By Alyssa McMurtry
OVIEDO, Spain (AA) - Politicians in Spain expressed their outrage on Monday after the leader of the far-right Vox party talked about hanging the country’s prime minister.
“There will come a time when the people will want to hang him (Prime Minister Pedro Sanchez) by his feet,” Vox leader Santiago Abascal said in an interview with the Argentine newspaper Clarin.
Speaking at his book launch, Sanchez said the words were "extraordinarily important," and said the far-right "tries to monopolize everything with hate."

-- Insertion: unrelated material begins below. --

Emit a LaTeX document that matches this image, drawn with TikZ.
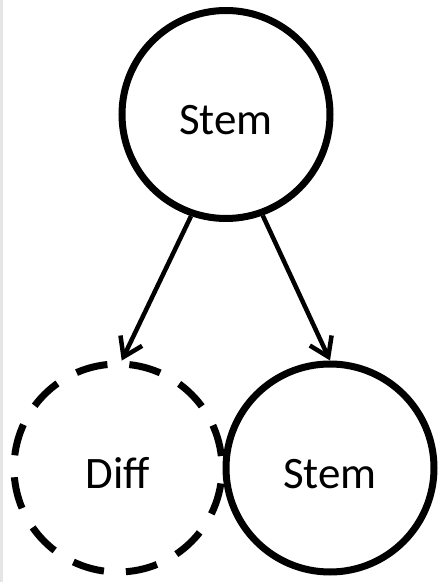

In an interview with Onda Cero, Deputy Prime Minister Nadia Calvino blamed the mainstream conservative party, the Popular Party, for fueling these kinds of “hateful attitudes.”
Meanwhile, Foreign Minister Jose Manuel Albares posted on X that it was “hate speech that incites violence” and called on the Popular Party to break its pacts with Vox in the dozens of cities and regions where they are governing together in a coalition.
While Popular Party leader Alberto Nunez Feijoo condemned the words of Abascal, he said: “We have nothing to do with these types of statements” and said they do “not deserve a lot of consideration.”
In the same interview with broadcaster Telecinco, Feijoo also slammed the left-wing Spanish government for trying to “play the victim card” and polarize Spain.
Prior to the government’s reelection in November, both Vox and the Popular Party fueled massive protests against the government and its pact to offer Catalan separatists amnesty in exchange for their needed political support.
Vox called for “permanent mobilization” and supported nightly protests outside the Socialist Party headquarters, many of which descended into riots and clashes with police.
“I have moral limits. I have principles… but Sanchez has none. He can step all over the laws, do whatever he wants, and put national unity at risk,” Abascal told Clarin in the interview.
Abascal, who had just met with Israeli ministers last week, received a special invitation to celebrate the recent election of the radical Argentine leader Javier Milei.
“I think the way that Javier Milei fought culturally and politically against the left was very important because, for a long time, the left has been dictating morality in politics; who was legitimate and who wasn’t,” added Absacal, who said Milei's victory will help the right-wing movement around the world.
During his trip to Buenos Aires, Abascal also met with Hungarian Prime Minister Viktor Orban.